Details about baseball’s newly minted collective bargaining are still trickling out, and here’s a shitty one:
This might not seem like a big deal—why wouldn’t teams want to know as much as possible about the players they might draft? And, hey, it’s voluntary!—but such a program only serves the interests of team owners that want to have even more leverage when it comes to trying to cheap out on new draftees.
Teams have been after MRI results (which constitute private medical data!) of incoming amateurs (who don’t work for the team or for MLB!) for years now, and the reason they want them is so that they can point to structural irregularities revealed by the MRI while at the negotiating table. This is exactly what the Astros did when they tried to use a “significant abnormality” in the elbow of top pick Brady Aiken as a tool with which to dick Aiken out of a big chunk of his signing bonus. Under this new program, every top pitching prospect will be in danger of having his MRI results thrown in his face and used as a reason why he shouldn’t be paid what he’s worth.
(And let’s dispense with the idea that this program will be at all voluntary. Any prospect who refuses to submit to it will surely be accused of trying to hide a serious injury, which will effectively give the team just as much leverage as an actual MRI result would have.)

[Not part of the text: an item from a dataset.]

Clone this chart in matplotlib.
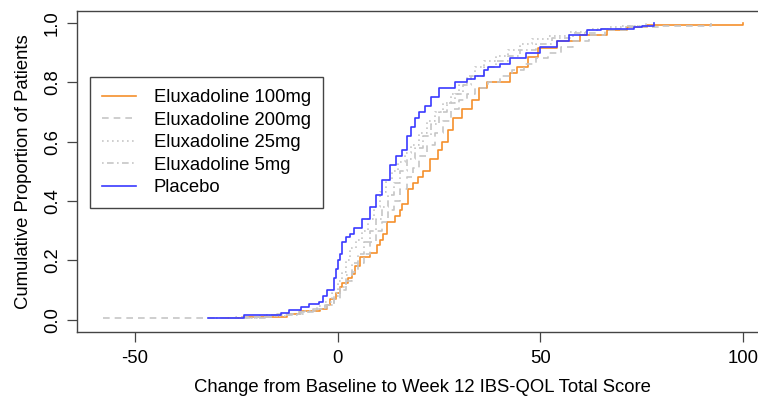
import numpy as np
from matplotlib import pyplot as plt

plt.rcParams['font.family'] = ['Liberation Sans', 'DejaVu Sans']

# ---Step points (change score, cumulative proportion)----
x_100 = [-28.4, -23.5, -12.6, -9.4, -4.4, -2.5, -2.0, -0.5, 0.5, 1.2, 2.5, 3.5, 4.4, 5.4,
         7.9, 9.6, 10.4, 11.1, 12.1, 14.1, 15.3, 16.0, 17.3, 18.5, 19.8, 21.0, 22.7, 24.7,
         25.7, 27.2, 28.4, 30.6, 33.1, 35.0, 36.8, 42.5, 44.2, 46.9, 49.4, 54.0, 59.8,
         66.4, 71.4, 76.3, 100.0]
y_100 = [0.005, 0.01, 0.02, 0.03, 0.037, 0.05, 0.07, 0.09, 0.11, 0.125, 0.14, 0.155, 0.18,
         0.21, 0.226, 0.25, 0.27, 0.29, 0.33, 0.35, 0.37, 0.39, 0.44, 0.46, 0.48, 0.50,
         0.54, 0.57, 0.60, 0.64, 0.68, 0.71, 0.74, 0.78, 0.80, 0.83, 0.85, 0.885, 0.915,
         0.94, 0.96, 0.975, 0.985, 0.993, 1.0]

x_200 = [-58, -25, -15, -9, -5, -2.5, -1, 0.5, 2, 3.5, 5, 6.5, 8, 9.5, 11, 12.5, 14, 15.5,
         17, 18.5, 20, 22, 24, 26, 28, 30, 32, 34, 37, 40, 43, 46, 49, 52, 55, 58, 62, 66,
         72, 80, 92]
y_200 = [0.005, 0.01, 0.018, 0.025, 0.035, 0.05, 0.07, 0.10, 0.13, 0.16, 0.19, 0.22, 0.26,
         0.30, 0.33, 0.37, 0.40, 0.44, 0.48, 0.51, 0.55, 0.59, 0.63, 0.67, 0.71, 0.74,
         0.76, 0.78, 0.80, 0.82, 0.84, 0.86, 0.88, 0.90, 0.92, 0.94, 0.96, 0.975, 0.985,
         0.99, 1.0]

x_25 = [-30, -20, -12, -8, -5, -3, -1.5, 0, 1, 2, 3, 4.5, 6, 7.5, 9, 10.5, 12, 13.5, 15,
        16.5, 18, 20, 22, 24, 26, 28, 30, 32, 34, 36, 39, 42, 45, 48, 52, 57, 62, 67, 72, 77]
y_25 = [0.005, 0.012, 0.02, 0.03, 0.045, 0.06, 0.09, 0.13, 0.16, 0.20, 0.24, 0.27, 0.30,
        0.34, 0.38, 0.43, 0.47, 0.50, 0.53, 0.56, 0.59, 0.63, 0.67, 0.70, 0.73, 0.76,
        0.79, 0.82, 0.85, 0.87, 0.89, 0.91, 0.93, 0.945, 0.955, 0.97, 0.98, 0.985, 0.99, 1.0]

x_5 = [-28, -18, -10, -6, -3, -1, 0.5, 2, 3.5, 5, 6.5, 8, 9.5, 11, 12.5, 14, 15.5, 17, 19,
       21, 23, 25, 27, 29, 31, 33, 36, 39, 42, 45, 49, 53, 58, 64, 70, 76]
y_5 = [0.005, 0.015, 0.025, 0.035, 0.05, 0.08, 0.11, 0.15, 0.19, 0.22, 0.26, 0.30, 0.34,
       0.38, 0.42, 0.46, 0.50, 0.54, 0.58, 0.62, 0.66, 0.70, 0.73, 0.76, 0.79, 0.82,
       0.85, 0.87, 0.89, 0.91, 0.93, 0.95, 0.965, 0.98, 0.99, 1.0]

x_pl = [-32, -23, -14, -12, -9, -7, -4.5, -3.5, -2.5, -1, -0.5, 0, 0.5, 1, 2, 3, 4, 6, 8,
        9.5, 11, 13, 14.5, 16, 17, 18, 19, 20, 21.5, 23, 25, 29, 32, 34, 36, 37, 40, 42.5,
        46.5, 50, 54, 57, 61.5, 65, 73, 75, 78]
y_pl = [0.005, 0.017, 0.024, 0.034, 0.041, 0.051, 0.061, 0.081, 0.10, 0.14, 0.17, 0.20,
        0.22, 0.26, 0.28, 0.29, 0.31, 0.34, 0.38, 0.42, 0.47, 0.52, 0.55, 0.57, 0.62,
        0.65, 0.68, 0.70, 0.72, 0.75, 0.78, 0.80, 0.81, 0.82, 0.84, 0.85, 0.86, 0.88,
        0.90, 0.92, 0.94, 0.96, 0.975, 0.98, 0.985, 0.99, 1.0]

fontsize = 13.3
fig = plt.figure(figsize=(7.58, 3.97), dpi=100, facecolor='w')
ax = fig.add_axes([77/758, 1-331.5/397, (768.5-77)/758, (331.5-11)/397])

lw = 1.2
ax.step(x_100, y_100, where='post', color='#f5902c', lw=lw, label='Eluxadoline 100mg')
ax.step(x_200, y_200, where='post', color='#c6c6c6', lw=lw, ls=(0, (4, 3)), label='Eluxadoline 200mg')
ax.step(x_25, y_25, where='post', color='#c6c6c6', lw=lw, ls=(0, (1, 2)), label='Eluxadoline 25mg')
ax.step(x_5, y_5, where='post', color='#c6c6c6', lw=lw, ls=(0, (1, 2, 4, 2)), label='Eluxadoline 5mg')
ax.step(x_pl, y_pl, where='post', color='#3a3aff', lw=lw, label='Placebo')

ax.set_xlim(-64.3, 106.3)
ax.set_ylim(-0.04, 1.04)
ax.set_xticks([-50, 0, 50, 100])
ax.set_xticklabels(['-50', '0', '50', '100'])
ax.set_yticks([0, 0.2, 0.4, 0.6, 0.8, 1.0])
ax.set_yticklabels(['0.0', '0.2', '0.4', '0.6', '0.8', '1.0'], rotation=90, va='center')
ax.tick_params(direction='out', length=7.5, width=0.9, color='#444444', labelsize=fontsize)
ax.tick_params(axis='x', pad=5.5)
ax.tick_params(axis='y', pad=4)

for s in ax.spines.values():
    s.set_color('#444444')
    s.set_linewidth(1.0)

ax.set_xlabel('Change from Baseline to Week 12 IBS-QOL Total Score', fontsize=fontsize, labelpad=9)
ax.set_ylabel('Cumulative Proportion of Patients', fontsize=fontsize, labelpad=9)

leg = ax.legend(loc='upper left', bbox_to_anchor=(90/758, 1-77/397), bbox_transform=fig.transFigure,
                borderaxespad=0, fancybox=False, framealpha=1, edgecolor='#444444',
                fontsize=fontsize, handlelength=1.85, handletextpad=0.95, labelspacing=0.3,
                borderpad=0.65)
leg.get_frame().set_linewidth(1.0)

plt.savefig('out.png', dpi=100)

The other problem here is that MRI scans don’t exactly provide concrete information, but rather images that are subject to the interpretation of whatever doctor is looking at them. Anyone who has spent their high school and college years throwing off a mound is all but guaranteed to have some structural damage in his elbow and shoulder, and a lot of perfectly healthy future big-league pitchers are in line for smaller paydays.